- From: Brent Shambaugh <brent.shambaugh@gmail.com>
- Date: Sun, 18 Jan 2015 11:18:11 -0600
- To: Andrei Sambra <andrei.sambra@gmail.com>
- Cc: Henry Story <henry.story@bblfish.net>, "public-lod@w3.org Data" <public-lod@w3.org>, "public-webid@w3.org" <public-webid@w3.org>, Read-Write-Web <public-rww@w3.org>, Kingsley Idehen <kidehen@openlinksw.com>, Alexandre Bertails <bertails@w3.org>, Joe Presbrey <presbrey@gmail.com>, Tim Berners-Lee <timbl@w3.org>
Andrei (and others in the reply all?), Last year you gave a talk about cimba.co at MIT. During the Q&A there was some discussion about what sort of index or triple retrieval mechanism there would be. Sandro Hawke put up the talk, which I linked to here [0]. I was wondering if you came up with something. Thanks for your time. My thoughts: From what I have read, it is difficult to index everything. The best you can do is index triples that are "important"that will eventually lead you to less important triples that you might want. Perhaps this is accomplished by some form of semantic clustering? Perhaps this clustering is accomplished by some sort of distributed RDF store, such as Swarm Linda [1]. Or perhaps this clustering is accomplished by only indexing the names of linked data containers with some sort of description about what they are about.
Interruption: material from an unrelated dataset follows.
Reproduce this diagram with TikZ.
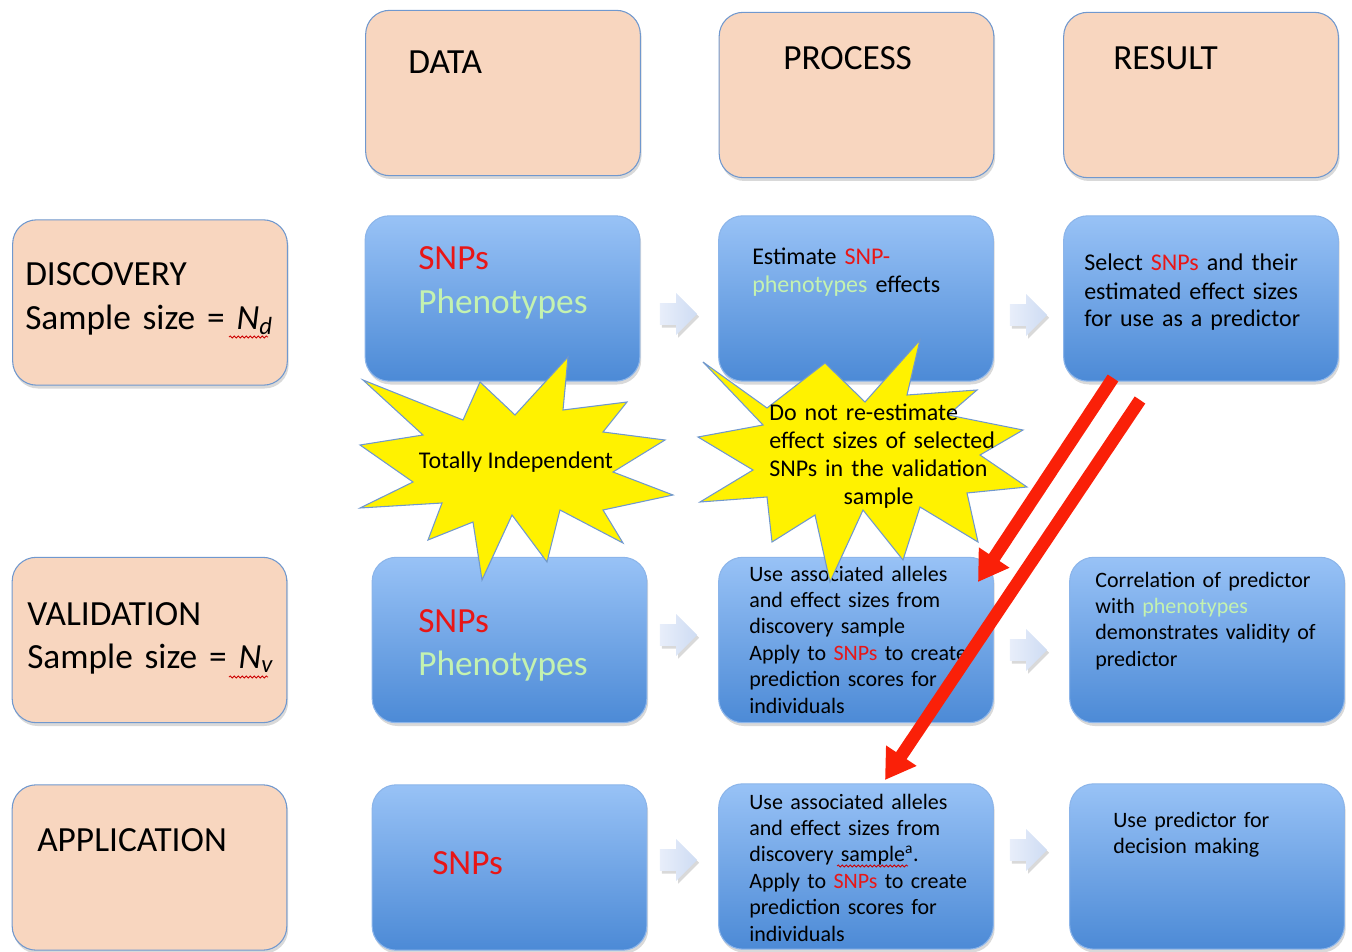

Or perhaps, collections, which seem to have less structure defined about what they are about and can exist (iirc) at multiple Network nodes with different ownership, are described in some way and cleaned up to be more query able using swarm intelligence provided by Swarm Linda, or something similar like building a Folksonomy with Twitter tags [2]. I might need to compare these more, but it seems you are looking at semantic and syntactic similarities where the semantic similarities need some sort of global reference to make things more manageable/possible. For the index you either need some sort of centralized index or decentralized index. If being a purist in decentralization is desired even YaCy won't do since there are 4 nodes that are not decentralized [3]. Not knowing much, there may be times when you want a centralized index. Perhaps P2P would introduce too much latency and use too much bandwidth in the network. Perhaps sometimes you want P2P because you are constructing a Mesh Network where you might even want local versions of some ontologies because you are closed off for some reason. [0] http://adistributedeconomy.blogspot.com/2014/12/links-to-building-social-applications.html?m=1 [1] http://www.mi.fu-berlin.de/inf/publications/techreports/tr2009/B-09-04/TR-B-09-04.pdf?1346662692 [2] http://people.kmi.open.ac.uk/motta/papers/SpeciaMotta_ESWC-2007_Final.pdf [3] https://fedcsis.org/proceedings/2011/pliks/237.pdf
Received on Sunday, 18 January 2015 17:18:47 UTC